Secretary General of the European Movement International
- In office 1955–1980

Personal details
- Occupation: European federalist
- Known for: Coordination of pro-European civil-society networks; mobilisation during the 1965-1966 Empty Chair Crisis

= Robert van Schendel =

European federalist

Robert van Schendel was a European federalist who served as the longest-standing Secretary General of the European Movement International from 1955 to 1980.

== European Movement ==
During his 25-year tenure, Van Schendel was a coordinating figure of the pro-European civil-society network. He helped mobilise public and political support for supranational institutions, notably during the 1965-1966 Empty Chair Crisis provoked by French president Charles de Gaulle.
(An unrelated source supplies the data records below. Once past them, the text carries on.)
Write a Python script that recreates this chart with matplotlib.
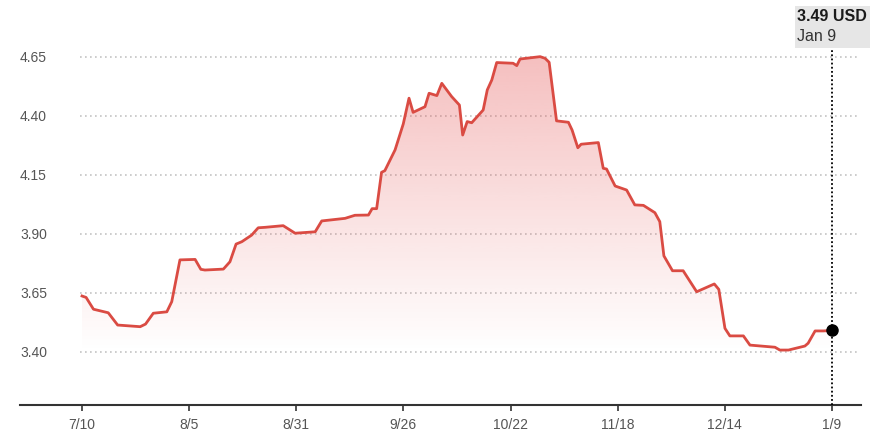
import matplotlib.pyplot as plt
import matplotlib.colors as mcolors
from matplotlib.patches import Polygon, Rectangle
import numpy as np

plt.rcParams['font.family'] = ['Liberation Sans', 'DejaVu Sans']

# days since 7/10, price in USD
days = [0, 1, 2.8, 6.4, 8.7, 14.2, 15.5, 17.4, 20.7, 21.9, 23.9, 27.6, 29.0, 30.0,
        34.5, 36.1, 37.6, 39.0, 41.4, 43.0, 44.7, 49.1, 52.0, 56.9, 58.5, 64.2,
        66.6, 69.9, 70.8, 71.9, 73.1, 73.9, 76.4, 78.4, 79.8, 80.8, 83.7, 84.7,
        86.6, 87.8, 90.2, 92.1, 92.9, 94.0, 95.1, 97.9, 98.9, 100.0, 101.2, 105.2,
        106.1, 106.9, 111.8, 113.0, 114.0, 115.8, 118.7, 119.6, 121.0, 121.8,
        126.0, 127.2, 128.0, 130.1, 132.9, 134.9, 137.0, 139.8, 141.0, 142.0,
        144.1, 146.7, 150.0, 154.3, 155.4, 156.9, 158.1, 161.4, 163.0, 169.1,
        170.3, 172.4, 176.4, 177.2, 178.9, 180.9, 183]
prices = [3.636, 3.630, 3.580, 3.565, 3.513, 3.506, 3.517, 3.563, 3.569, 3.612,
          3.789, 3.791, 3.749, 3.746, 3.750, 3.781, 3.856, 3.866, 3.894, 3.925,
          3.927, 3.934, 3.902, 3.908, 3.954, 3.965, 3.978, 3.979, 4.006, 4.006,
          4.160, 4.167, 4.255, 4.365, 4.474, 4.414, 4.438, 4.495, 4.485, 4.537,
          4.481, 4.445, 4.318, 4.375, 4.370, 4.424, 4.509, 4.551, 4.625, 4.622,
          4.612, 4.640, 4.650, 4.643, 4.626, 4.378, 4.372, 4.339, 4.264, 4.279,
          4.286, 4.177, 4.174, 4.102, 4.085, 4.022, 4.020, 3.989, 3.951, 3.806,
          3.743, 3.743, 3.654, 3.687, 3.664, 3.499, 3.467, 3.467, 3.428, 3.419,
          3.407, 3.407, 3.424, 3.436, 3.488, 3.488, 3.49]

yticks = [3.40, 3.65, 3.90, 4.15, 4.40, 4.65]
xtick_labels = ['7/10', '8/5', '8/31', '9/26', '10/22', '11/18', '12/14', '1/9']
last_price = '3.49 USD'
last_date = 'Jan 9'

line_color = '#da4b43'
ymin, ymax = 3.174, 4.89

fig = plt.figure(figsize=(8.75, 4.30), dpi=100)
ax = fig.add_axes([0.023, 0.058, 0.961, 0.942])

# dotted grid
ax.hlines(yticks, -0.5, 189.5, colors='#c4c4c4', linewidth=1.2,
          linestyles=(0, (1, 2)), zorder=0)

# gradient fill under the line
verts = list(zip(days, prices)) + [(days[-1], ymin), (days[0], ymin)]
clip = Polygon(verts, closed=True, facecolor='none', edgecolor='none')
ax.add_patch(clip)
grad = np.zeros((256, 1, 4))
grad[:, :, :3] = mcolors.to_rgb('#e65a5a')
grad[:, 0, 3] = np.linspace(0.40, 0.0, 256)
im = ax.imshow(grad, extent=[days[0], days[-1], 3.40, 4.70], origin='upper',
               aspect='auto', zorder=1, interpolation='bilinear')
im.set_clip_path(clip)

ax.plot(days, prices, color=line_color, linewidth=2.0, zorder=3,
        solid_joinstyle='round')

# marker line for last point
ax.plot([days[-1], days[-1]], [ymin, 4.687], color='black', linewidth=1.3,
        linestyle=(0, (1, 1.3)), zorder=4, clip_on=False)
ax.scatter([days[-1]], [prices[-1]], s=64, color='black', zorder=5)

# tooltip box
ax.add_patch(Rectangle((174.0, 4.687), 18.3, 0.178, facecolor='#e6e6e6',
                       edgecolor='none', zorder=5, clip_on=False))
ax.text(174.6, 4.822, last_price, fontsize=11.5, fontweight='bold',
        color='#1a1a1a', va='center', ha='left', zorder=6)
ax.text(174.6, 4.737, last_date, fontsize=11.5, color='#333333',
        va='center', ha='left', zorder=6)

ax.set_xlim(-15.1, 190.1)
ax.set_ylim(ymin, ymax)

ax.set_xticks(np.linspace(0, days[-1], len(xtick_labels)))
ax.set_xticklabels(xtick_labels)
ax.set_yticks(yticks)
ax.set_yticklabels([f'{v:.2f}' for v in yticks])
for lab in ax.get_yticklabels():
    lab.set_horizontalalignment('left')

ax.tick_params(axis='x', length=4, width=1.2, color='#333333', labelcolor='#555555',
               labelsize=10, pad=5)
ax.tick_params(axis='y', length=0, pad=0, labelcolor='#555555', labelsize=10)

for s in ['top', 'right', 'left']:
    ax.spines[s].set_visible(False)
ax.spines['bottom'].set_color('#333333')
ax.spines['bottom'].set_linewidth(1.5)
ax.patch.set_alpha(0)

fig.savefig('out.png', dpi=100)
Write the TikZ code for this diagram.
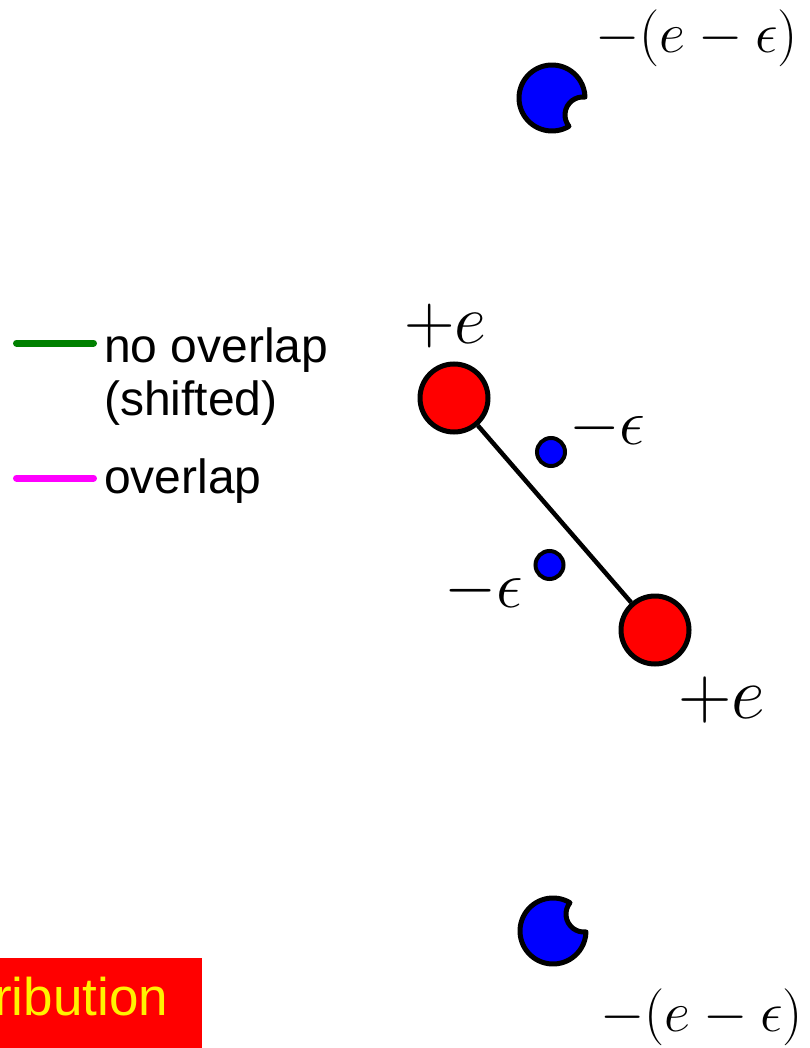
\RequirePackage{fix-cm}
\documentclass[tikz,border=0pt]{standalone}
\usepackage{fontspec}
\newfontfamily\legendfont{Liberation Sans}
\definecolor{legmagenta}{RGB}{255,0,255}
\definecolor{leggreen}{RGB}{0,128,0}
\begin{document}
\begin{tikzpicture}[x=1pt,y=-1pt,
  charge/.style={circle,draw=black,inner sep=0pt},
  bigq/.style={charge,fill=red,line width=5pt,minimum size=68pt},
  smallq/.style={charge,fill=blue,line width=4pt,minimum size=28pt},
  lbl/.style={inner sep=0pt,anchor=base west},
  legline/.style={line width=7pt,line cap=round},
  legtext/.style={inner sep=0pt,anchor=base west,font=\legendfont\fontsize{48}{54}\selectfont},
  pacman/.pic={\path[fill=blue,draw=black,line width=5pt,line join=round] (59.0:33) arc[start angle=59.0,end angle=358.4,radius=33] arc[start angle=276.4,end angle=141.1,radius=18] -- cycle;}
]
\useasboundingbox (0,0) rectangle (809,1048);
\clip (0,0) rectangle (809,1048);
% dipole
\node[bigq] (p1) at (454,398) {};
\node[bigq] (p2) at (655,630) {};
\draw[line width=4.5pt] (p1) -- (p2);
\node[smallq] (m1) at (551,452) {};
\node[smallq] (m2) at (549.5,565) {};
% distant charges
\pic at (552,98) {pacman};
\pic[yscale=-1] at (553,931) {pacman};
% labels
\node[lbl,font=\fontsize{70}{80}\selectfont] (lp1) at (404,343) {$+e$};
\node[lbl,font=\fontsize{74}{80}\selectfont] (lp2) at (678,718) {$+e$};
\node[lbl,font=\fontsize{65}{70}\selectfont] (lm1) at (569,444) {$-\epsilon$};
\node[lbl,font=\fontsize{67}{70}\selectfont] (lm2) at (444,607) {$-\epsilon$};
\node[lbl,font=\fontsize{57}{60}\selectfont] (lt) at (595,53) {$-(e-\epsilon)$};
\node[lbl,font=\fontsize{57}{60}\selectfont] (lb) at (600,1031) {$-(e-\epsilon)$};
% legend
\coordinate (g1) at (16.5,343);
\coordinate (g2) at (93.5,343);
\draw[legline,leggreen] (g1) -- (g2);
\coordinate (k1) at (16.5,478);
\coordinate (k2) at (93.5,478);
\draw[legline,legmagenta] (k1) -- (k2);
\node[legtext] (t1) at (104,362) {no overlap};
\node[legtext] (t2) at (104,415) {(shifted)};
\node[legtext] (t3) at (104,493) {overlap};
% highlighted box
\fill[red] (0,958) rectangle (202,1060);
\node[lbl,text=yellow,font=\legendfont\fontsize{53}{58}\selectfont] (hl) at (-6,1015) {ribution};
\end{tikzpicture}
\end{document}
In July 1965 he sent a letter to all national sections of the European Movement calling for demonstrations in Brussels and an emergency congress (held in Cannes in October 1965) to defend the Community method against Gaullist intergovernmentalism. As a consequence, on July 19th 1965 a large Europeanist demonstration took place in Brussels.

== College of Europe ==
Van Schendel was also associated with the College of Europe in Bruges, where he served as executive director in the late 1960s and represented the institution at official ceremonies, such as the opening ceremony for the 1967/68 academic year.

== Further activities ==
Van Schendel participated in public events, such as a 1973 news conference in London with Lord Harlech and Professor Eugene Rostow discussing transatlantic relations. He also attended meetings with figures like former European Commission President Jean Rey to discuss integration crises.

He was also involved in the debates on the enlargement of the European Communities, particularly regarding Spain's future membership while the country was still under the Franco dictatorship. In 1981 he published an analysis of Spanish attitudes toward EC accession.